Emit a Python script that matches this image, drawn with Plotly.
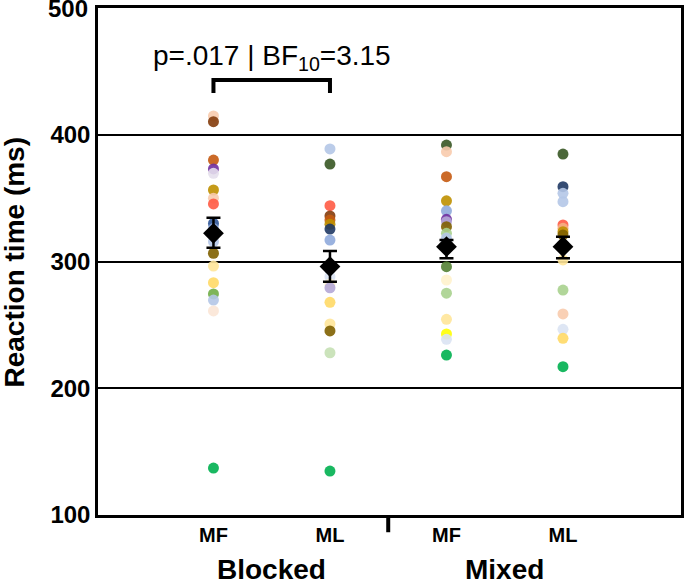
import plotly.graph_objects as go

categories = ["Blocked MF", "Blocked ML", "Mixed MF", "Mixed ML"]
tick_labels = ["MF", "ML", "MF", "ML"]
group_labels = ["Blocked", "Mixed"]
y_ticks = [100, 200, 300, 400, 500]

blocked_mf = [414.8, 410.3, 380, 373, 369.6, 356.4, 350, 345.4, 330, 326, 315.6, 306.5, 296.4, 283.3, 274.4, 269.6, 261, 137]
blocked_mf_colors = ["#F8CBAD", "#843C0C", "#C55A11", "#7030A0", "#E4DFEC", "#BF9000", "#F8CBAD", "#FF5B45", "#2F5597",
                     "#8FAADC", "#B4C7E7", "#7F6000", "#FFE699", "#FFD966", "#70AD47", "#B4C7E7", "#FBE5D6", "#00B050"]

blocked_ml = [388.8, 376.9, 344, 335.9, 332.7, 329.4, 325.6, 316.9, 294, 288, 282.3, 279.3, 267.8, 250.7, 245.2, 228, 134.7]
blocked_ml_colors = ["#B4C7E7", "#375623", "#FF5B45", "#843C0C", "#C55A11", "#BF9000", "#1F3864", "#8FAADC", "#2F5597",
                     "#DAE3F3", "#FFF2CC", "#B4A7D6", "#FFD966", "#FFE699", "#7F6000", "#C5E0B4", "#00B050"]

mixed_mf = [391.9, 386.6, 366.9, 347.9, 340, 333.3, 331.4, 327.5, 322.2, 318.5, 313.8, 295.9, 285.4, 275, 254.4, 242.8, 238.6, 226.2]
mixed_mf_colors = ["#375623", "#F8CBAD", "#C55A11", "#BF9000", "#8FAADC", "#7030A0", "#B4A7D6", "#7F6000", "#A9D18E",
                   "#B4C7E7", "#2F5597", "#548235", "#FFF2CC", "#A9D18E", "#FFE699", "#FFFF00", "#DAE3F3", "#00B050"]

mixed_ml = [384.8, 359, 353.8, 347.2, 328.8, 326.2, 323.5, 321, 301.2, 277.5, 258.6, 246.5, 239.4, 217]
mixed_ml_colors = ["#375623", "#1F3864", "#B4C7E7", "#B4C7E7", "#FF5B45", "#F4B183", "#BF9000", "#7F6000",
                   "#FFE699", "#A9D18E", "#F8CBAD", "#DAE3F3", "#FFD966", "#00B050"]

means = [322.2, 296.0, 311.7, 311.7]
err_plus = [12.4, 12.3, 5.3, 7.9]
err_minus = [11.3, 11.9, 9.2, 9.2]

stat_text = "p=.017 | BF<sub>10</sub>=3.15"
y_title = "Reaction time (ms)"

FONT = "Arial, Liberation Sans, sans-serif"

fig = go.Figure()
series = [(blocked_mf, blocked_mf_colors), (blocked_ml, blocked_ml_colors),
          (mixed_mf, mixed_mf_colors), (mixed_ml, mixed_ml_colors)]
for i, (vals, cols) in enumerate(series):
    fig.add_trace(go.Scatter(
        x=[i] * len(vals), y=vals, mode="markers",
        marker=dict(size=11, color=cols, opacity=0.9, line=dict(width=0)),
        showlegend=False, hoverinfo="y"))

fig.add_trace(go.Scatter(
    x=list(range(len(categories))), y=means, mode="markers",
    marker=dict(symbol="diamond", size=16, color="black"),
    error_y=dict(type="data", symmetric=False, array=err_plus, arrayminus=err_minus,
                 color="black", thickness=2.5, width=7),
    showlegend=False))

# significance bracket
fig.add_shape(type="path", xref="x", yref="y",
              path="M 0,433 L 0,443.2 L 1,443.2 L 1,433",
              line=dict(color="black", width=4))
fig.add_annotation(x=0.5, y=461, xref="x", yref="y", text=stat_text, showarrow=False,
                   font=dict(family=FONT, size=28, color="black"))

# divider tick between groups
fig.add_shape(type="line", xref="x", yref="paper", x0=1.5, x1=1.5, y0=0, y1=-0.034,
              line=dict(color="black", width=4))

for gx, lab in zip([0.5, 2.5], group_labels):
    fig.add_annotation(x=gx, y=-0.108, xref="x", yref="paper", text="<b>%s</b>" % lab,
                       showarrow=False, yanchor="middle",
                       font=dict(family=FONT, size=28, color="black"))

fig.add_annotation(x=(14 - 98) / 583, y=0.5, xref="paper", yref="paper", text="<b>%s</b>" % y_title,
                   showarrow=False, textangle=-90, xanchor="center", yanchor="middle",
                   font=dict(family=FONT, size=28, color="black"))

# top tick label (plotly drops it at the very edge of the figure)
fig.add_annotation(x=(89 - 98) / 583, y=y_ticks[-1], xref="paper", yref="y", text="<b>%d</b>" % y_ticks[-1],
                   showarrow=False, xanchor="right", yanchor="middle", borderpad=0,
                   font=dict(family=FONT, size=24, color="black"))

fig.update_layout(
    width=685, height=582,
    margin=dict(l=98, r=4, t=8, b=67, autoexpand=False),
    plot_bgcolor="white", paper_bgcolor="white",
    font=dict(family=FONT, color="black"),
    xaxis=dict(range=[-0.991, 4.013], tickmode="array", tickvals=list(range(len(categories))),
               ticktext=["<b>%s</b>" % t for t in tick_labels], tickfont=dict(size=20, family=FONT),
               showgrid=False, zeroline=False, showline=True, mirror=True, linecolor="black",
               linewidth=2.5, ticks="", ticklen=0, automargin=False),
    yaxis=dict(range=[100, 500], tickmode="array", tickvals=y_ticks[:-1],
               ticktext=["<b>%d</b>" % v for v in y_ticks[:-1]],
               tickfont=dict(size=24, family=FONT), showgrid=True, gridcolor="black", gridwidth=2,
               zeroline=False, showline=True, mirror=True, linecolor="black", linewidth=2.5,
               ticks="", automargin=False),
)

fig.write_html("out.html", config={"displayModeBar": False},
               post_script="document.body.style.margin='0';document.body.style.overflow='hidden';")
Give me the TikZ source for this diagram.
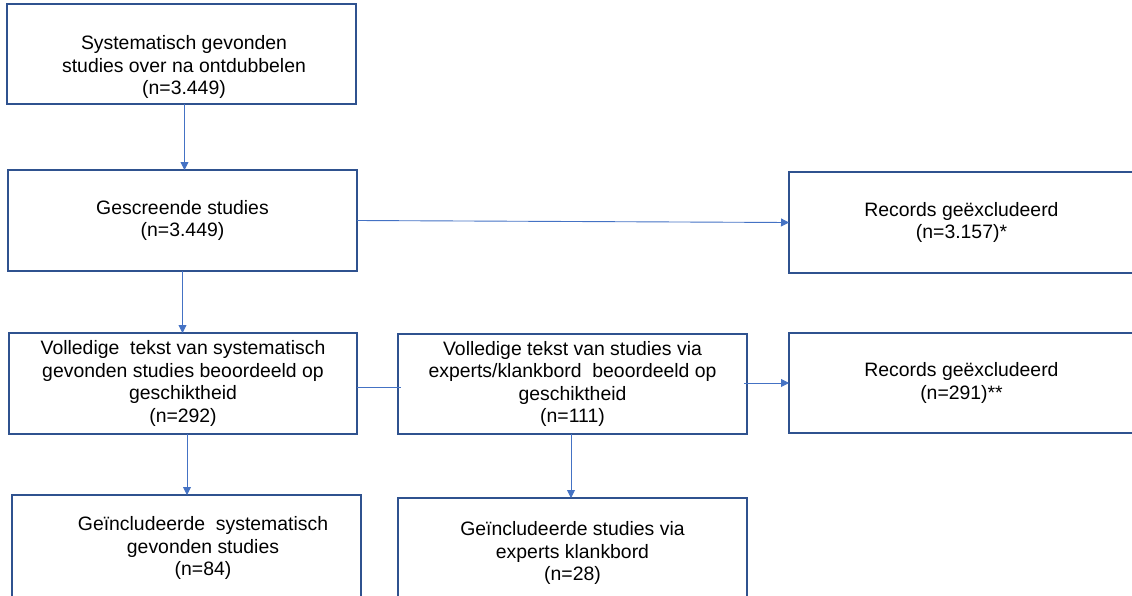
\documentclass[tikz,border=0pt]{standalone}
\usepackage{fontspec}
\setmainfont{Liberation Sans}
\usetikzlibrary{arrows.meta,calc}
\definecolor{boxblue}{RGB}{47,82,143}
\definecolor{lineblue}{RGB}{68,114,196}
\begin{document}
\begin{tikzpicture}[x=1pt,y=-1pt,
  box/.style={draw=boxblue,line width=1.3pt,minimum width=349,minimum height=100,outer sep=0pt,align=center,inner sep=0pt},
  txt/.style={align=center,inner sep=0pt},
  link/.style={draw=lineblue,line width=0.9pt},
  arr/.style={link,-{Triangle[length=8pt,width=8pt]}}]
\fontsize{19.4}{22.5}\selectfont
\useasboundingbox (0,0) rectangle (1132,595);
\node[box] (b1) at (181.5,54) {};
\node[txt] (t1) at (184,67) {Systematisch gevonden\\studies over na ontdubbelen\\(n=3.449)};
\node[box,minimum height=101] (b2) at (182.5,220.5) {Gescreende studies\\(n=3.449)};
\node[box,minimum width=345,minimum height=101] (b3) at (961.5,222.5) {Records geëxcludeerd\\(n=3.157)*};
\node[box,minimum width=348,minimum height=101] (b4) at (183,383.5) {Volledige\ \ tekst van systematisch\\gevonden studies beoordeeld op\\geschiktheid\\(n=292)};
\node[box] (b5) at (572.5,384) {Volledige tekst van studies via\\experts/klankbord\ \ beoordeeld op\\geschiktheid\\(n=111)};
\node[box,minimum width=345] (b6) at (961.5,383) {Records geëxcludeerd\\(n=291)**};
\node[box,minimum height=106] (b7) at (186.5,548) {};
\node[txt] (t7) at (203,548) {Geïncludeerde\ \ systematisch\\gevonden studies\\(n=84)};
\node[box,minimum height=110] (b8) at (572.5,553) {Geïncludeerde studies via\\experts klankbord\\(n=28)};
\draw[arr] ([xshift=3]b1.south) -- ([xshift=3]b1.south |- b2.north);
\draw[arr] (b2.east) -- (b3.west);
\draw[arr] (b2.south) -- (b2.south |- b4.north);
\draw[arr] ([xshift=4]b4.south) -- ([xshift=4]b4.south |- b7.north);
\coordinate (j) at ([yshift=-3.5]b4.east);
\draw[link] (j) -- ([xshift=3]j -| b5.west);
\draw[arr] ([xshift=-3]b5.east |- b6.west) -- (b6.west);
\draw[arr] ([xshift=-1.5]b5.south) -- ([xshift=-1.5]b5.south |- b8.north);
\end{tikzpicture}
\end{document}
################
Task details >> Exactly as written, repeat the lines from the beginning of the entries up to and including the line with "y_ticks = [100, 200, 300, 400, 500]", but not the pictures.

Answer for the task >>
Emit a Python script that matches this image, drawn with Plotly.
import plotly.graph_objects as go

categories = ["Blocked MF", "Blocked ML", "Mixed MF", "Mixed ML"]
tick_labels = ["MF", "ML", "MF", "ML"]
group_labels = ["Blocked", "Mixed"]
y_ticks = [100, 200, 300, 400, 500]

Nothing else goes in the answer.